The Unix worls does recognize the line breaks. It's up to the tool how
to handle the white-space character before it. Especially for C and
similar languages with continuation lines this leads to interesting (or
now more boring) problems.
Bernd
--
Firmix Software GmbH http://www.firmix.at/
mobil: +43 664 4416156 fax: +43 1 7890849-55
Embedded Linux Development and Services
On Sun, 18 Sep 2005 21:23:42 +0200, Bodo Eggert said:
> Bernd Petrovitsch <[email protected]> wrote:
> > Apparently I have to repeat: If you do `cat a.txt b.txt >c.txt` where
> > a.txt and b.txt have this marker, then c.txt have the marker of b.txt
> > somewhere in the middle. Does this make sense in anyway?
> > How do I get rid of the marker in the middle transparently?
>
> The unicode standard defines how to handle them.
For the benefit of those of us who are interested in the problem, but aren't
in the mood to wade through a long standard looking for the answer to a
specific question, can you elaborate?
It isn't as obvious as all that, because of all the nasty corner cases...

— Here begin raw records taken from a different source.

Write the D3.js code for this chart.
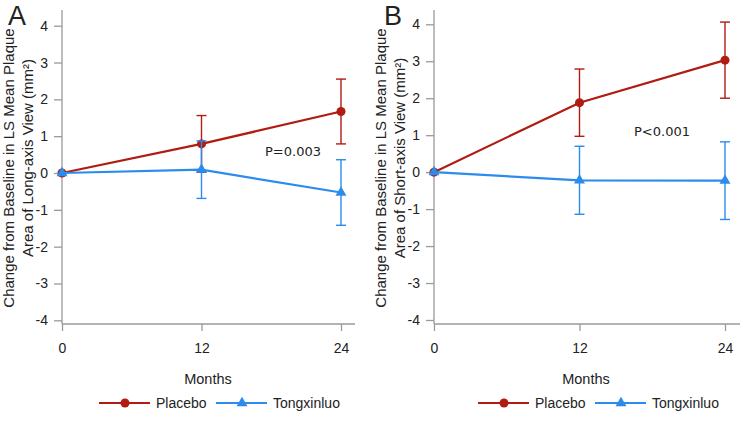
<!DOCTYPE html>
<html><head><meta charset="utf-8">
<script src="https://cdn.jsdelivr.net/npm/d3@7"></script>
<style>body{margin:0;background:#fff}svg{display:block}text{font-family:"Liberation Sans",Arial,sans-serif;fill:#222}</style>
</head><body><svg id="c" width="744" height="422"></svg>
<script>
const months = [0, 12, 24];
const xTicks = [0, 12, 24];
const yTicks = [-4, -3, -2, -1, 0, 1, 2, 3, 4];
const seriesNames = ["Placebo", "Tongxinluo"];
const colors = ["#b01c12", "#2b8ced"];
// Panel A (long-axis view)
const placeboA = [0, 0.79, 1.67];
const placeboAerr = [0, 0.77, 0.88];
const tongA = [0, 0.09, -0.53];
const tongAerr = [0, 0.78, 0.89];
// Panel B (short-axis view)
const placeboB = [0, 1.88, 3.03];
const placeboBerr = [0, 0.91, 1.03];
const tongB = [0, -0.22, -0.23];
const tongBerr = [0, 0.92, 1.05];
const panelLetters = ["A", "B"];
const yLabels = [["Change from Baseline in LS Mean Plaque", "Area of Long-axis View (mm²)"],
                 ["Change from Baseline in LS Mean Plaque", "Area of Short-axis View (mm²)"]];
const pLabels = ["P=0.003", "P<0.001"];

const svg = d3.select("#c");
const panels = [
  {ox: 62, x24: 341, xEnd: 355, yTop: 25.7, yBot: 320.3, axisY: 324, axisTop: 10,
   data: [[placeboA, placeboAerr], [tongA, tongAerr]], p: pLabels[0], pPos: [293, 156], legX: 99, monthsX: 208, letter: panelLetters[0], letterX: 8, ylab: yLabels[0]},
  {ox: 434, x24: 725, xEnd: 740, yTop: 24.3, yBot: 320, axisY: 324, axisTop: 10,
   data: [[placeboB, placeboBerr], [tongB, tongBerr]], p: pLabels[1], pPos: [662, 136], legX: 478, monthsX: 586, letter: panelLetters[1], letterX: 384, ylab: yLabels[1]}
];

panels.forEach(P => {
  const g = svg.append("g");
  const x = d3.scaleLinear().domain([0, 24]).range([P.ox, P.x24]);
  const y = d3.scaleLinear().domain([-4, 4]).range([P.yBot, P.yTop]);
  const axisColor = "#9a9a9a";
  g.append("line").attr("x1", P.ox).attr("x2", P.ox).attr("y1", P.axisTop).attr("y2", P.axisY).attr("stroke", axisColor).attr("stroke-width", 1.3);
  g.append("line").attr("x1", P.ox).attr("x2", P.xEnd).attr("y1", P.axisY).attr("y2", P.axisY).attr("stroke", axisColor).attr("stroke-width", 1.3);
  const ya = g.append("g").attr("transform", `translate(${P.ox},0)`)
    .call(d3.axisLeft(y).tickValues(yTicks).tickSize(8).tickSizeOuter(0).tickPadding(6).tickFormat(d => String(d)));
  ya.select(".domain").remove();
  ya.selectAll("line").attr("stroke", axisColor).attr("stroke-width", 1.3);
  ya.selectAll("text").style("font-size", "14px").attr("fill", "#222");
  const xa = g.append("g").attr("transform", `translate(0,${P.axisY})`)
    .call(d3.axisBottom(x).tickValues(xTicks).tickSize(7).tickSizeOuter(0).tickPadding(12).tickFormat(d => String(d)));
  xa.select(".domain").remove();
  xa.selectAll("line").attr("stroke", axisColor).attr("stroke-width", 1.3);
  xa.selectAll("text").style("font-size", "14px").attr("fill", "#222");

  const cx = P.ox - 48;
  g.append("text").attr("transform", `translate(${cx},168) rotate(-90)`).attr("text-anchor", "middle")
    .style("font-size", "15px").text(P.ylab[0]);
  g.append("text").attr("transform", `translate(${cx + 19},158) rotate(-90)`).attr("text-anchor", "middle")
    .style("font-size", "15px").text(P.ylab[1]);
  g.append("text").attr("x", P.letterX).attr("y", 24.5).style("font-size", "27px").text(P.letter);
  g.append("text").attr("x", P.monthsX).attr("y", 384).attr("text-anchor", "middle").style("font-size", "14.5px").text("Months");
  g.append("text").attr("x", P.pPos[0]).attr("y", P.pPos[1]).attr("text-anchor", "middle")
    .style("font-size", "13px").style("font-family", "'DejaVu Sans', sans-serif").text(P.p);

  const line = d3.line().x((d, i) => x(months[i])).y(d => y(d));
  P.data.forEach(([vals, errs], si) => {
    const col = colors[si];
    const s = g.append("g");
    vals.forEach((v, i) => {
      if (errs[i] <= 0) return;
      const xx = x(months[i]);
      s.append("line").attr("x1", xx).attr("x2", xx).attr("y1", y(v - errs[i])).attr("y2", y(v + errs[i])).attr("stroke", col).attr("stroke-width", 1.4);
      [v - errs[i], v + errs[i]].forEach(e => s.append("line").attr("x1", xx - 5).attr("x2", xx + 5).attr("y1", y(e)).attr("y2", y(e)).attr("stroke", col).attr("stroke-width", 1.4));
    });
    s.append("path").datum(vals).attr("d", line).attr("fill", "none").attr("stroke", col).attr("stroke-width", 2.2);
    const sym = si === 0 ? d3.symbolCircle : d3.symbolTriangle;
    const size = si === 0 ? 64 : 52;
    s.selectAll("path.m").data(vals).join("path").attr("class", "m")
      .attr("transform", (d, i) => `translate(${x(months[i])},${y(d)})`)
      .attr("d", d3.symbol(sym, size)).attr("fill", col);
  });

  const ly = 403;
  seriesNames.forEach((nm, si) => {
    const lx = P.legX + si * 117;
    g.append("line").attr("x1", lx).attr("x2", lx + 51).attr("y1", ly).attr("y2", ly).attr("stroke", colors[si]).attr("stroke-width", 2.2);
    g.append("path").attr("transform", `translate(${lx + 26},${ly})`).attr("d", d3.symbol(si === 0 ? d3.symbolCircle : d3.symbolTriangle, si === 0 ? 64 : 52)).attr("fill", colors[si]);
    g.append("text").attr("x", lx + 57).attr("y", ly + 5).style("font-size", "14px").text(nm);
  });
});
</script></body></html>
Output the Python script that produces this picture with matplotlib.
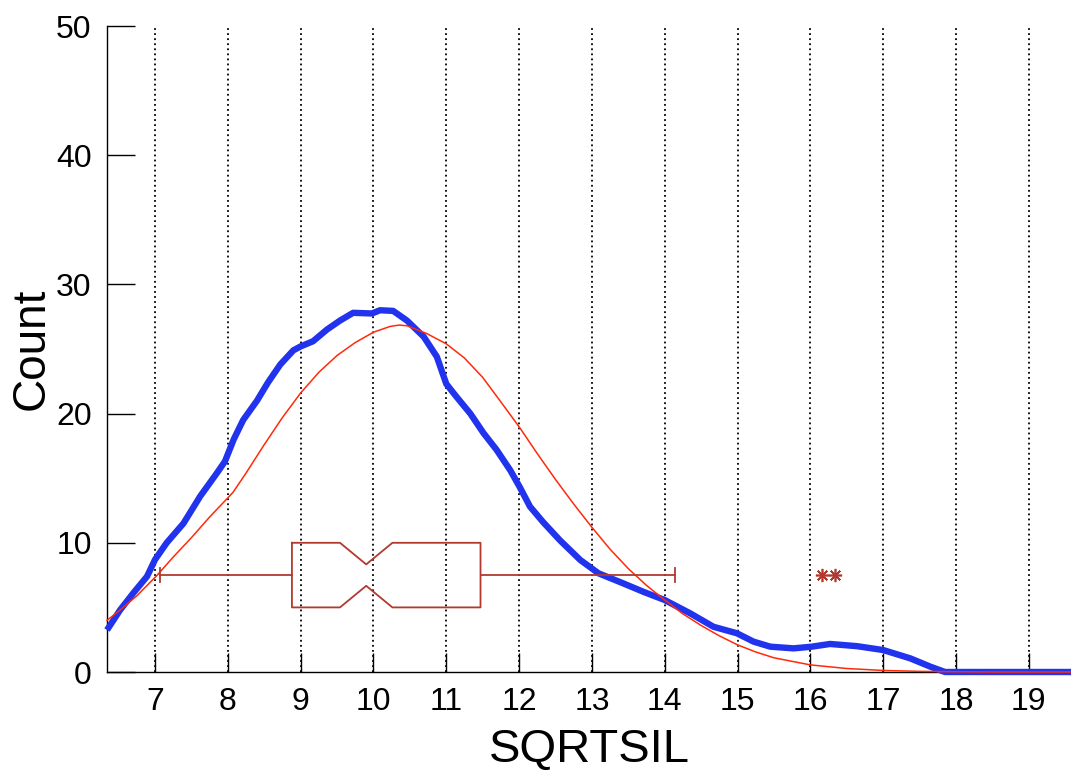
import numpy as np
import matplotlib
matplotlib.use('Agg')
import matplotlib.pyplot as plt

plt.rcParams['font.family'] = ['Liberation Sans', 'DejaVu Sans']

# density estimate (blue)
kde_x = [6.34, 6.52, 6.70, 6.89, 7.0, 7.16, 7.39, 7.62, 7.85, 7.96, 8.08, 8.21, 8.40, 8.55,
         8.72, 8.90, 9.0, 9.17, 9.36, 9.54, 9.72, 9.98, 10.09, 10.27, 10.46, 10.69, 10.87,
         11.0, 11.14, 11.33, 11.51, 11.69, 11.88, 12.01, 12.15, 12.33, 12.56, 12.84, 13.09,
         13.43, 13.71, 14.0, 14.35, 14.67, 14.99, 15.22, 15.45, 15.77, 16.02, 16.27, 16.64,
         17.0, 17.37, 17.65, 17.85, 19.58]
kde_y = [3.25, 4.8, 6.1, 7.4, 8.7, 10.0, 11.5, 13.6, 15.4, 16.3, 18.0, 19.5, 21.0, 22.4,
         23.8, 24.9, 25.2, 25.6, 26.5, 27.2, 27.8, 27.75, 28.0, 27.95, 27.2, 25.95, 24.4,
         22.3, 21.3, 20.0, 18.5, 17.2, 15.6, 14.3, 12.8, 11.6, 10.2, 8.67, 7.64,
         6.86, 6.2, 5.57, 4.54, 3.5, 3.0, 2.35, 1.96, 1.83, 1.96, 2.17, 2.0,
         1.7, 1.06, 0.41, 0.0, 0.0]

# normal fit (red)
fit_x = [6.34, 6.5, 6.75, 7.03, 7.25, 7.5, 7.75, 8.07, 8.25, 8.5, 8.75, 9.0, 9.25, 9.5,
         9.75, 10.0, 10.23, 10.35, 10.46, 10.73, 11.0, 11.25, 11.5, 11.75, 12.01, 12.25,
         12.5, 12.75, 13.0, 13.25, 13.5, 13.75, 14.0, 14.25, 14.5, 14.75, 15.0, 15.25,
         15.5, 16.0, 16.5, 17.0, 17.5, 18.0, 18.5, 19.58]
fit_y = [4.0, 4.7, 5.9, 7.5, 8.9, 10.4, 12.0, 13.9, 15.4, 17.6, 19.7, 21.6, 23.2, 24.5,
         25.5, 26.3, 26.75, 26.85, 26.8, 26.2, 25.4, 24.3, 22.8, 20.9, 18.9, 16.9,
         14.9, 13.0, 11.2, 9.5, 8.0, 6.7, 5.57, 4.5, 3.6, 2.8, 2.1, 1.55,
         1.1, 0.55, 0.27, 0.12, 0.05, 0.02, 0.0, 0.0]

# box plot summary
q1, med, q3 = 8.88, 9.90, 11.47
notch_lo, notch_hi = 9.54, 10.26
whisk_lo, whisk_hi = 7.07, 14.14
outliers = [16.16, 16.34]

xticks = list(range(7, 20))
yticks = [0, 10, 20, 30, 40, 50]

fig = plt.figure(figsize=(10.71, 7.72), dpi=100)
ax = fig.add_axes([107/1071, 1 - 672/772, 964/1071, 646/772])

for xt in xticks:
    ax.plot([xt, xt], [0, 50], color='black', lw=1.3, ls=(0, (1, 1.8)), zorder=1)

ax.plot(kde_x, kde_y, color='#2233ee', lw=4.6, solid_joinstyle='round',
        solid_capstyle='butt', clip_on=False, zorder=3)
ax.plot(fit_x, fit_y, color='#ff2a0a', lw=1.1, clip_on=False, zorder=4)

# notched horizontal box
bc = '#b03a30'
yc, hh, nh, ch = 7.5, 2.5, 0.83, 0.55
bx = [q1, notch_lo, med, notch_hi, q3, q3, notch_hi, med, notch_lo, q1, q1]
by = [yc + hh, yc + hh, yc + nh, yc + hh, yc + hh, yc - hh, yc - hh, yc - nh, yc - hh, yc - hh, yc + hh]
ax.plot(bx, by, color=bc, lw=1.3, zorder=5)
ax.plot([whisk_lo, q1], [yc, yc], color=bc, lw=1.3, zorder=5)
ax.plot([q3, whisk_hi], [yc, yc], color=bc, lw=1.3, zorder=5)
ax.plot([whisk_lo, whisk_lo], [yc - ch, yc + ch], color=bc, lw=1.3, zorder=5)
ax.plot([whisk_hi, whisk_hi], [yc - ch, yc + ch], color=bc, lw=1.3, zorder=5)
ax.plot(outliers, [yc] * len(outliers), ls='none', marker=(8, 2, 0), ms=9.5,
        mec=bc, mew=1.2, zorder=5)

ax.set_xlim(6.34, 19.58)
ax.set_ylim(0, 50)
ax.set_xticks(xticks)
ax.set_yticks(yticks)
ax.spines['top'].set_visible(False)
ax.spines['right'].set_visible(False)
ax.spines['left'].set_linewidth(1.0)
ax.spines['bottom'].set_linewidth(1.0)
ax.tick_params(axis='x', direction='in', length=14, width=1.0, pad=11, labelsize=23)
ax.tick_params(axis='y', direction='in', length=20, width=1.0, pad=11, labelsize=23)
ax.set_xlabel('SQRTSIL', fontsize=34, labelpad=8)
ax.set_ylabel('Count', fontsize=33, labelpad=2)

fig.savefig('out.png', dpi=100)
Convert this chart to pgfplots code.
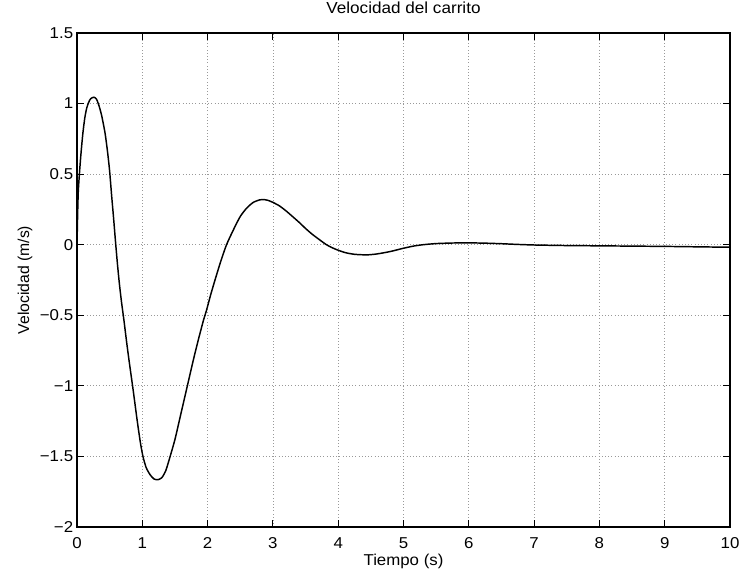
\documentclass[border=0pt]{standalone}
\usepackage{fontspec}
\setmainfont{Liberation Sans}
\usepackage{pgfplots}
\pgfplotsset{compat=1.18}
\begin{document}
\fontsize{11.8}{14}\selectfont
\begin{tikzpicture}
\begin{axis}[
  scale only axis,
  width=489.75pt, height=370.5pt,
  xmin=0, xmax=10, ymin=-2, ymax=1.5,
  xtick={0,1,...,10},
  ytick={-2,-1.5,-1,-0.5,0,0.5,1,1.5},
  yticklabels={−2,−1.5,−1,−0.5,0,0.5,1,1.5},
  /pgf/number format/assume math mode=true,
  tick align=inside, tick pos=both,
  major tick length=5pt,
  axis line style={line width=0.8pt},
  every tick/.style={line width=0.8pt, black},
  grid=major,
  major grid style={dotted, black!40, line width=0.6pt},
  ticklabel style={font=\fontsize{11.8}{14}\selectfont, xscale=1.07},
  xticklabel style={anchor=center, yshift=-11.9pt},
  yticklabel style={inner sep=2.5pt},
  title={Velocidad del carrito},
  title style={at={(axis description cs:0.5,1.0344)}, anchor=center, font=\fontsize{12}{14}\selectfont, xscale=1.07},
  xlabel={Tiempo (s)},
  xlabel style={at={(axis description cs:0.5,-0.0688)}, anchor=center, font=\fontsize{11.8}{14}\selectfont, xscale=1.07},
  ylabel={Velocidad (m/s)},
  ylabel style={at={(axis description cs:-0.0796,0.5)}, anchor=center, font=\fontsize{11.8}{14}\selectfont},
]
\coordinate (sw) at (rel axis cs:0,0);
\addplot[black, line width=1.1pt, smooth, tension=0.4] coordinates {
(0,0) (0.01,0.22) (0.02,0.38) (0.04,0.52) (0.06,0.64) (0.09,0.79)
(0.12,0.90) (0.15,0.97) (0.18,1.01) (0.21,1.035) (0.26,1.045)
(0.30,1.03) (0.34,0.98) (0.38,0.91) (0.43,0.79) (0.47,0.65)
(0.50,0.52) (0.53,0.35) (0.56,0.19) (0.59,0.02) (0.62,-0.14)
(0.65,-0.28) (0.68,-0.40) (0.72,-0.54) (0.76,-0.69) (0.80,-0.83)
(0.86,-1.03) (0.92,-1.24) (0.97,-1.40) (1.01,-1.50) (1.06,-1.58)
(1.12,-1.63) (1.18,-1.66) (1.24,-1.665) (1.30,-1.65) (1.36,-1.60)
(1.42,-1.51) (1.50,-1.38) (1.58,-1.22) (1.64,-1.10) (1.70,-0.98)
(1.78,-0.82) (1.86,-0.67) (1.94,-0.53) (1.98,-0.47) (2.05,-0.35)
(2.12,-0.24) (2.20,-0.12) (2.29,0.00) (2.40,0.11) (2.50,0.20)
(2.60,0.26) (2.70,0.30) (2.80,0.318) (2.85,0.32) (2.92,0.315)
(3.00,0.30) (3.10,0.275) (3.20,0.24) (3.30,0.20) (3.41,0.155)
(3.50,0.115) (3.60,0.075) (3.70,0.04) (3.82,0.00) (3.95,-0.03)
(4.10,-0.055) (4.25,-0.068) (4.44,-0.072) (4.60,-0.065) (4.80,-0.048)
(5.00,-0.025) (5.15,-0.01) (5.30,0.0) (5.50,0.008) (5.75,0.012)
(6.00,0.013) (6.25,0.011) (6.50,0.007) (6.75,0.002) (7.00,-0.002)
(7.50,-0.006) (8.00,-0.008) (8.50,-0.010) (9.00,-0.012) (9.50,-0.015)
(10.00,-0.018)
};
\end{axis}
\pgfresetboundingbox
\path[use as bounding box] (sw) ++(-57.75pt,-37.5pt) rectangle ++(556.5pt,432.75pt);
\end{tikzpicture}
\end{document}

> > It is different even if a pure ASCII file is marked as UTF-8.
>
> No pure ASCII file will be marked, since a marked file will be no
> ASCII file.
Given a file "a.txt" that's pure ASCII, and a file "b.txt" that has the BOM
marker on it, what happens when you do "cat a.txt b.txt > c.txt"?
'cat' doesn't know, and has no way of knowing, that c.txt needs a BOM at the
*front* of the file until it's already written past the point in c.txt where
the BOM has to go.
What does the Unicode standard say to do in this case?
Bodo Eggert wrote:
>
> It will be the first POSIX kernel to correctly support utf-8 scripts.
> It's 2005, and according to other(?) posters, this should be standard.
>
UTF-8, yes. BOM bullshit, no.
-hpa
On Sun, 18 Sep 2005, Bernd Petrovitsch wrote:
> On Sun, 2005-09-18 at 21:23 +0200, Bodo Eggert wrote:
> > >, etc.). Since the
> > > kernel can start java classes directly, you can probably make a similar
> > > thing for the UTF-8 stuff.
> >
> > If MSDOS text files are text files are legal scripts, the kernel
> > should recognize [\x0D\x0A] as valid line breaks.
>
> The Unix worls does recognize the line breaks.
Create a valid text file with macintosh line breaks (as allowed in unicode
files) and try it.
--
If enough data is collected, a board of inquiry can prove ANYTHING.